Center for Teaching Excellence
- Industry: Higher Education
- Founded: Las Vegas, Nevada, U.S. (June 1, 2006)
- Founder: Edward John Jasonek
- Headquarters: 2880 E. Flamingo Rd., Suite F, Las Vegas, Nevada, U.S.
- Area served: U.S.
- Website: ctenow.com

= Center for Teaching Excellence =

The Center for Teaching Excellence (CTE) is a broker for higher education. CTE currently works with eight accredited institutions of higher education and offers master's degrees and advanced studies programs for a discounted rate. Since its inception, the CTE has served over 6,000 teachers in the Clark County School District.
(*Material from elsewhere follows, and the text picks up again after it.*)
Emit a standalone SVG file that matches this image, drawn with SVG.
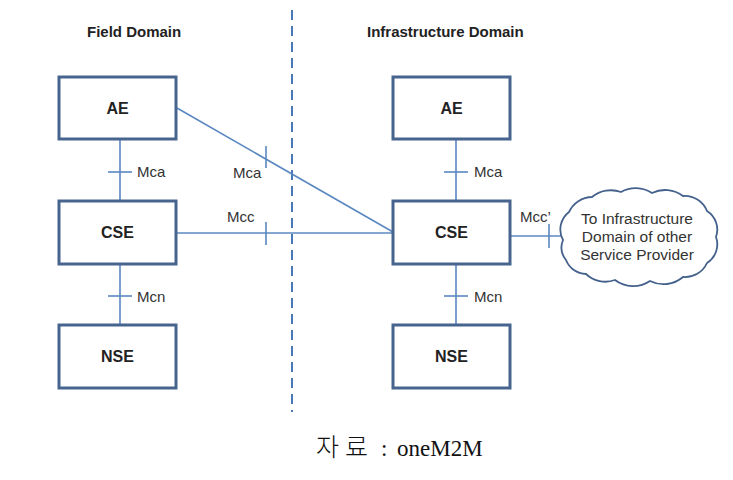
<svg xmlns="http://www.w3.org/2000/svg" width="733" height="480" viewBox="0 0 733 480">
<style>
.box{fill:#fff;stroke:#46648e;stroke-width:3}
.ln{stroke:#5b88c1;stroke-width:1.6;fill:none}
.tick{stroke:#5b88c1;stroke-width:1.6}
.dash{stroke:#4a78b6;stroke-width:2;stroke-dasharray:10 6}
.nl{font-family:"Liberation Sans",Arial,sans-serif;font-weight:bold;font-size:16px;fill:#222;text-anchor:middle}
.title{font-family:"Liberation Sans",Arial,sans-serif;font-weight:bold;font-size:15px;fill:#222}
.lab{font-family:"Liberation Sans",Arial,sans-serif;font-size:15px;fill:#333}
.cl{font-family:"Liberation Sans",Arial,sans-serif;font-size:15.5px;fill:#333;text-anchor:middle}
.cap{font-family:"Liberation Serif","Noto Sans CJK KR",serif;font-size:23px;fill:#111}
.kr{font-family:"Noto Sans CJK KR",sans-serif;font-size:25px;font-weight:300}
</style>
<rect width="733" height="480" fill="#fff"/>
<line class="dash" x1="292" y1="10" x2="292" y2="412"/>
<text class="title" x="87" y="37">Field Domain</text>
<text class="title" x="367" y="37">Infrastructure Domain</text>
<g id="connectors">
<line class="ln" x1="120" y1="139" x2="120" y2="201"/>
<line class="tick" x1="108" y1="172" x2="132" y2="172"/>
<line class="ln" x1="120" y1="264" x2="120" y2="325"/>
<line class="tick" x1="108" y1="296" x2="132" y2="296"/>
<line class="ln" x1="456" y1="139" x2="456" y2="201"/>
<line class="tick" x1="444" y1="172" x2="468" y2="172"/>
<line class="ln" x1="456" y1="264" x2="456" y2="325"/>
<line class="tick" x1="444" y1="296" x2="468" y2="296"/>
<line class="ln" x1="177" y1="108" x2="393" y2="232"/>
<line class="tick" x1="266" y1="146" x2="266" y2="168"/>
<line class="ln" x1="176" y1="233" x2="393" y2="233"/>
<line class="tick" x1="266" y1="222" x2="266" y2="245"/>
<line class="ln" x1="510" y1="236" x2="563" y2="236"/>
<line class="tick" x1="549" y1="224" x2="549" y2="248"/>
<text class="lab" x="137" y="177">Mca</text>
<text class="lab" x="137" y="302">Mcn</text>
<text class="lab" x="474" y="177">Mca</text>
<text class="lab" x="474" y="302">Mcn</text>
<text class="lab" x="233" y="178">Mca</text>
<text class="lab" x="227" y="222">Mcc</text>
<text class="lab" x="520" y="222">Mcc’</text>
</g>
<g id="ae-field"><rect class="box" x="59" y="77" width="117" height="62"/><text class="nl" x="117.5" y="114">AE</text></g>
<g id="cse-field"><rect class="box" x="59" y="201" width="117" height="63"/><text class="nl" x="117.5" y="238">CSE</text></g>
<g id="nse-field"><rect class="box" x="59" y="325" width="117" height="63"/><text class="nl" x="117.5" y="362">NSE</text></g>
<g id="ae-infra"><rect class="box" x="393" y="77" width="117" height="62"/><text class="nl" x="451.5" y="114">AE</text></g>
<g id="cse-infra"><rect class="box" x="393" y="201" width="117" height="63"/><text class="nl" x="451.5" y="238">CSE</text></g>
<g id="nse-infra"><rect class="box" x="393" y="325" width="117" height="63"/><text class="nl" x="451.5" y="362">NSE</text></g>
<g id="cloud">
<path d="M563,240 A22,22 0 0 1 569,212 A26,26 0 0 1 592,197 A30,30 0 0 1 621,192 A30,30 0 0 1 652,193 A30,30 0 0 1 683,196 A24,24 0 0 1 707,211 A22,22 0 0 1 716,237 A22,22 0 0 1 707,263 A24,24 0 0 1 683,277 A30,30 0 0 1 650,281 A30,30 0 0 1 615,280 A28,28 0 0 1 586,274 A22,22 0 0 1 566,260 A20,20 0 0 1 563,240 Z" fill="#fff" stroke="#44618c" stroke-width="1.8"/>
<text class="cl" x="637" y="224">To Infrastructure</text>
<text class="cl" x="637" y="242">Domain of other</text>
<text class="cl" x="637" y="260">Service Provider</text>
</g>
<text class="cap" y="456"><tspan class="kr" x="316 345">자료</tspan><tspan x="381">:</tspan><tspan x="397">oneM2M</tspan></text>
</svg>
In December 2010, CTE expanded its services to a national audience.

==History==
The Center for Teaching Excellence was created in 2006 by Edward John Jasonek. It began as a partnership between the Clark County School District and accredited universities in Las Vegas. At that time its main purpose was to assist teachers in the Clark County School District to increase their teaching ability by attending advanced courses that extended beyond those contained in a master's degree. In 2008, CTE expanded its program offering to include discounted master's degrees. After years of success, in 2010 CTE decided to branch out to a national audience.

==Center for Military Education Advancement==
During the summer of 2010, CTE created a sub-organization called the Center for Military Education Advancement (CMEA). The CMEA aims to assist members of the U.S. armed forces in utilizing their G.I. Bill benefits by offering them online master's degrees.